Dos and Don'ts of XeriscapingProfessional tips for designing a xeriscaped garden
Xeriscaping is about using as little supplemental water as possible while still enjoying the lushness and vivid colors of a healthy landscape. "Early xeriscapes had an overabundance of rock mulches, with too few plants and lots of old wagon wheels/ driftwood chunks/ nerdy garden art," says Mike Woods of J&S Landscape in Longmont, CO. But designers nowadays can create fabulous low-water gardens in just about any style, so your xeriscape needn't look like a moonscape. Here, pros share their tips for creating a beautiful xeric landscape.
Do use your imagination.
"Xeriscaping can adapt to any style," says Elizabeth Przygoda-Montgomery of Boxhill Landscape Design in Tucson, AZ. "You can be French country, Mrs. Modern, or go in for a Tuscan theme," she says. "Xeriscaping doesn't mean zero."
Don't think you're stuck with a colorless vista of cactus.
"A lot of native California plants look green year-round," says Rama Nayeri of Creations Landscape Design in Tustin, CA. "I try to time the bloom cycles so every season has plenty of color."
Do use perennial flowers in close groupings.
Woods points out that using drought-tolerant flowering perennials en masse "gives a bold punch of flower power" to a xeric garden. Besides the visual advantage, having a continuous cover of foliage keeps plant roots cooler and can reduce the need for water.
Do install drip irrigation.
While you may only turn it on periodically once the plants are established, those first few years are critical in developing the deep root system that allows plants to thrive with less water and care.
Do consider seasonal interest.
By choosing plants carefully, you can enjoy the beautiful effect of dried bouquets billowing throughout the garden in autumn and winter. "Ornamental grasses, Russian sage, Autumn Joy Sedum and others stand tall in autumn and even look good when covered in snow," says Woods.
Do group plants by their watering needs.
If you want a few water-hungry plants such as hybrid tea roses or Hydrangeas, put them in the same section of the garden so they can be irrigated separately from your xeric plants. This way, each plant gets exactly what it needs.
Do check into rebates for getting rid of lawn or installing shade trees.
"Here in Arizona, the electric company will provide you with shade trees to reduce energy use," says Przygoda-Montgomery.

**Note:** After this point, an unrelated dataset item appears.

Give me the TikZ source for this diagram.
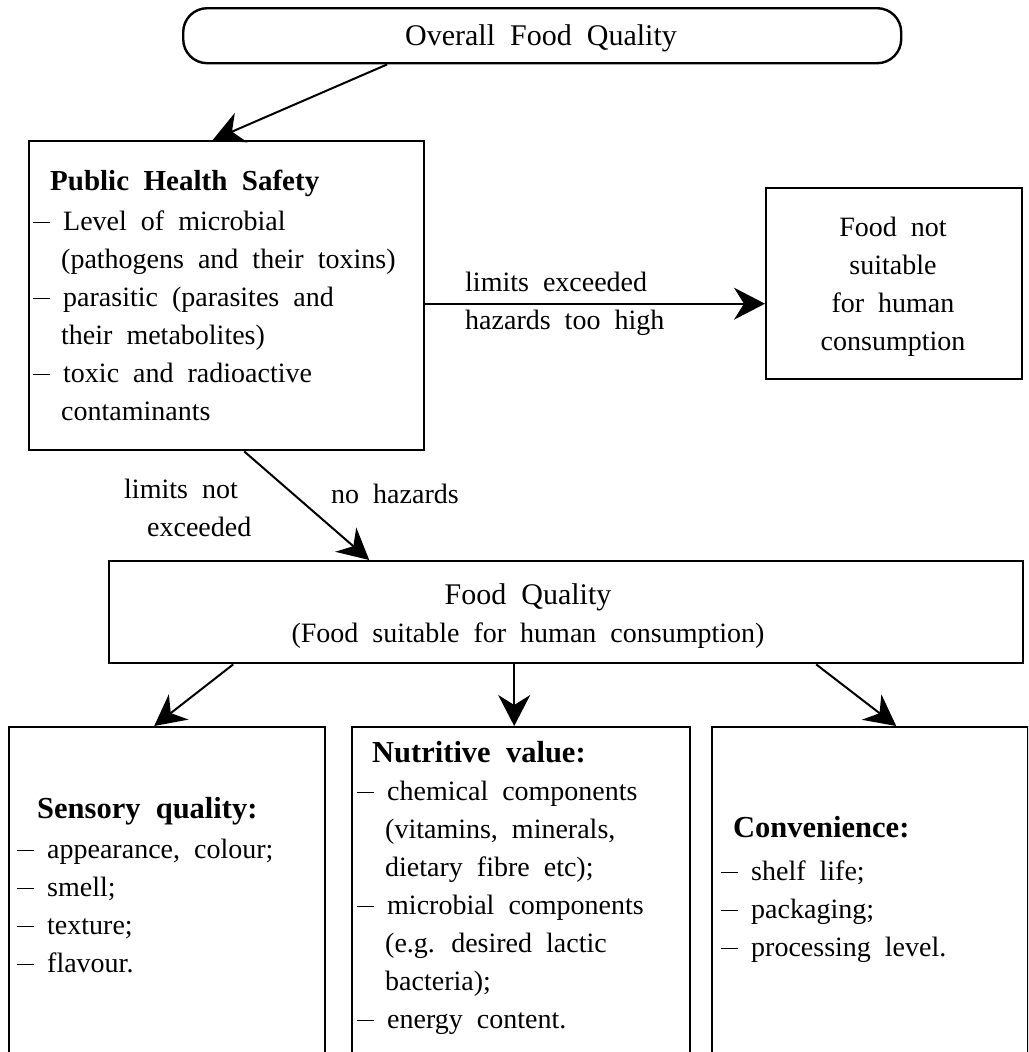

In Orange County, CA where Nayeri lives, there are programs that reimburse homeowners for every square foot of lawn removed.
Don't overplant woody shrubs.
Woody shrubs can develop a crooked or irregular growth habit when crowded. Plus, allowing enough room for air to flow between shrubs and trees prevents disease and allows you to appreciate the natural form of these plants.
Don't be afraid to keep a small patch of lawn.
While lawns are the most water hungry part of any landscape, many people with children or pets opt for a small lawn. "I had one client with a chocolate lab and a five-year-old, so we put in a small patch of turf for them to play on," says Nayeri. Ask your landscaper about alternative varieties of turf for your region that use less water.
Don't bother starting with large specimens.
Larger plants need more water to get established, and after the first year, the same plant started from a 1-gallon pot and a 5-gallon pot will have grown to an equivalent size. Focal point shrubs and trees are the exception; it can take many years for them to develop a beautiful form, so it's worth splurging on those.
Don't be too quick to cut plants back in winter.
Many plants have a sculptural shape that's interesting even after they go brown. "I discourage wholesale cutbacks in the winter, and try to interest people in getting to know the winter look of these plants," says Woods.
Don't skimp on your soil prep.
"You have one good shot at improving the soil before you cover it up with landscape fabric or some type of mulch," says Woods. Compost helps the soil hold moisture, which means you'll need to irrigate just a little bit less. In addition, with careful grading you can direct natural rainfall to areas of the landscape where plants can benefit.